She Emerge Global Magazine


Brian Myers teaches at Dongseo Unviersity, in Busan, in South Korea. He is the author of The Cleanest Race, a book about propaganda in North Korea, and told the BBC: “With Kim Jong-un, I do get the impression that he’s not his father’s intellectual equal. I think he’s done a terrible job at managing his own image.”

This matters in North Korea. “North Koreans are not looking as critically at him as we are, but they’re not fools. They are a much more sophisticated people than we think. He’s simply too young and unsophisticated and too un-parental in his demeanour to exert the same kind of charisma on his people as his father did.”

Mr Myers cites the visit of the American basketball player Dennis Rodman as a miscalculation: “Pictures of Kim Il-sung and Kim Jong-il receiving foreigners always showed the foreigners bowing and scraping and the leaders standing very straight as though the foreigners were not very important.

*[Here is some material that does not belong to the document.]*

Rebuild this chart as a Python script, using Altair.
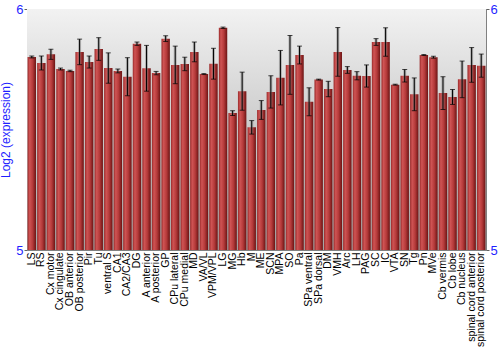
import altair as alt
import pandas as pd

regions = ["LS", "RS", "Cx motor", "Cx cingulate", "OB anterior", "OB posterior", "Pir", "Tu",
           "ventral S", "CA1", "CA2/CA3", "DG", "A anterior", "A posterior", "GP", "CPu lateral",
           "CPu medial", "MD", "VA/VL", "VPM/VPL", "LG", "MG", "Hb", "M", "ME", "SCN", "MPA", "SO",
           "Pa", "SPa ventral", "SPa dorsal", "DM", "VMH", "Arc", "LH", "PAG", "SC", "IC", "VTA",
           "SN", "Tg", "Pn", "MVe", "Cb vermis", "Cb lobe", "Cb nucleus", "spinal cord anterior",
           "spinal cord posterior"]
means = [5.801, 5.776, 5.812, 5.751, 5.743, 5.822, 5.780, 5.834,
         5.755, 5.743, 5.719, 5.856, 5.754, 5.734, 5.877, 5.768,
         5.772, 5.822, 5.730, 5.773, 5.922, 5.568, 5.659, 5.509, 5.581, 5.656, 5.715, 5.768,
         5.809, 5.615, 5.707, 5.668, 5.822, 5.747, 5.723, 5.722, 5.863, 5.863, 5.686,
         5.723, 5.646, 5.809, 5.800, 5.651, 5.635, 5.708, 5.768,
         5.765]
errors = [0.004, 0.029, 0.021, 0.004, 0.003, 0.053, 0.025, 0.047,
          0.063, 0.008, 0.079, 0.007, 0.095, 0.007, 0.012, 0.078,
          0.028, 0.041, 0.002, 0.064, 0.003, 0.010, 0.079, 0.028, 0.039, 0.067, 0.113, 0.122,
          0.037, 0.058, 0.002, 0.032, 0.101, 0.014, 0.017, 0.046, 0.014, 0.059, 0.002,
          0.026, 0.068, 0.002, 0.004, 0.068, 0.031, 0.076, 0.072,
          0.048]
y_ticks = [5, 6]
y_title = "Log2 (expression)"

df = pd.DataFrame({"region": regions, "mean": means, "err": errors})
df["lo"] = df["mean"] - df["err"]
df["hi"] = df["mean"] + df["err"]

W, H = 459, 241
BLUE = "#1f1fff"
FONT = "Liberation Sans"

xscale = alt.Scale(domain=regions, paddingInner=0.12, paddingOuter=0.06)
yscale = alt.Scale(domain=[5, 6], zero=False, clamp=True, nice=False)
x_axis = alt.Axis(labelAngle=-90, labelFontSize=10.5, labelColor="black", labelFont=FONT,
                  ticks=False, domain=False, labelPadding=2, labelOverlap=False)
X = alt.X("region:N", sort=regions, scale=xscale, title=None, axis=x_axis)

bg_grad = alt.Gradient(gradient="linear", x1=0, x2=0, y1=0, y2=1,
                       stops=[alt.GradientStop(color="#f2f2f2", offset=0),
                              alt.GradientStop(color="#a4a4a4", offset=1)])
bar_grad = alt.Gradient(gradient="linear", x1=0, x2=1, y1=0, y2=0,
                        stops=[alt.GradientStop(color="#9a2a2a", offset=0),
                               alt.GradientStop(color="#cf5454", offset=0.25),
                               alt.GradientStop(color="#b53a3a", offset=0.6),
                               alt.GradientStop(color="#6b1414", offset=1)])

base = alt.Chart(df)

background = alt.Chart(pd.DataFrame({"a": [0]})).mark_rect(color=bg_grad).encode(
    x=alt.value(0), x2=alt.value(W), y=alt.value(0), y2=alt.value(H))

bars = base.mark_bar(color=bar_grad).encode(
    x=X,
    y=alt.Y("mean:Q", scale=yscale,
            axis=alt.Axis(values=y_ticks, format="d", orient="left", title=y_title,
                          titleColor=BLUE, titleFont=FONT, titleFontSize=12,
                          titleFontWeight="normal", titlePadding=3,
                          labelColor=BLUE, labelFont=FONT, labelFontSize=13,
                          tickSize=3, tickColor="#606060", domainColor="#808080",
                          labelPadding=1, grid=False)),
    y2=alt.datum(5))

shadow = base.mark_rule(color="#777777", strokeWidth=3, opacity=0.45).encode(
    x=X, y=alt.Y("lo:Q", scale=yscale, axis=None), y2="hi:Q")
rule = base.mark_rule(color="black", strokeWidth=1).encode(
    x=X, y=alt.Y("lo:Q", scale=yscale, axis=None), y2="hi:Q")
cap_lo = base.mark_tick(color="black", size=5, thickness=1, orient="horizontal").encode(
    x=X, y=alt.Y("lo:Q", scale=yscale, axis=None))
cap_hi = base.mark_tick(color="black", size=5, thickness=1, orient="horizontal").encode(
    x=X, y=alt.Y("hi:Q", scale=yscale, axis=None))

right_axis = base.mark_point(opacity=0).encode(
    x=X,
    y=alt.Y("mean:Q", scale=yscale,
            axis=alt.Axis(values=y_ticks, format="d", orient="right", title=None,
                          labelColor=BLUE, labelFont=FONT, labelFontSize=13,
                          tickSize=3, tickColor="#606060", domainColor="#808080",
                          labelPadding=1, grid=False)))

chart = alt.layer(background, bars, shadow, rule, cap_lo, cap_hi, right_axis).resolve_axis(
    y="independent").properties(
    width=W, height=H,
    autosize=alt.AutoSizeParams(type="none"),
    padding={"left": 27, "top": 9, "right": 14, "bottom": 100},
    background="white",
).configure_view(stroke="#808080", strokeWidth=1)

chart.save("out.html", embed_options={"renderer": "svg", "actions": False})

“In the film of Kim Jong-un meeting Dennis Rodman, you had this retired basketball player with his legs crossed, a can of Coca-Cola in front of him, sunglasses on and the baseball cap. You could see by the faces of the people sitting behind him that they were having difficulty trying to understand just what was going on.

“When I saw those film clips, it occurred [to me] that, perhaps because Kim Jong-un had grown up overseas, he was not in tune with the official culture.

“And that’s going to cause problems for him down the road.”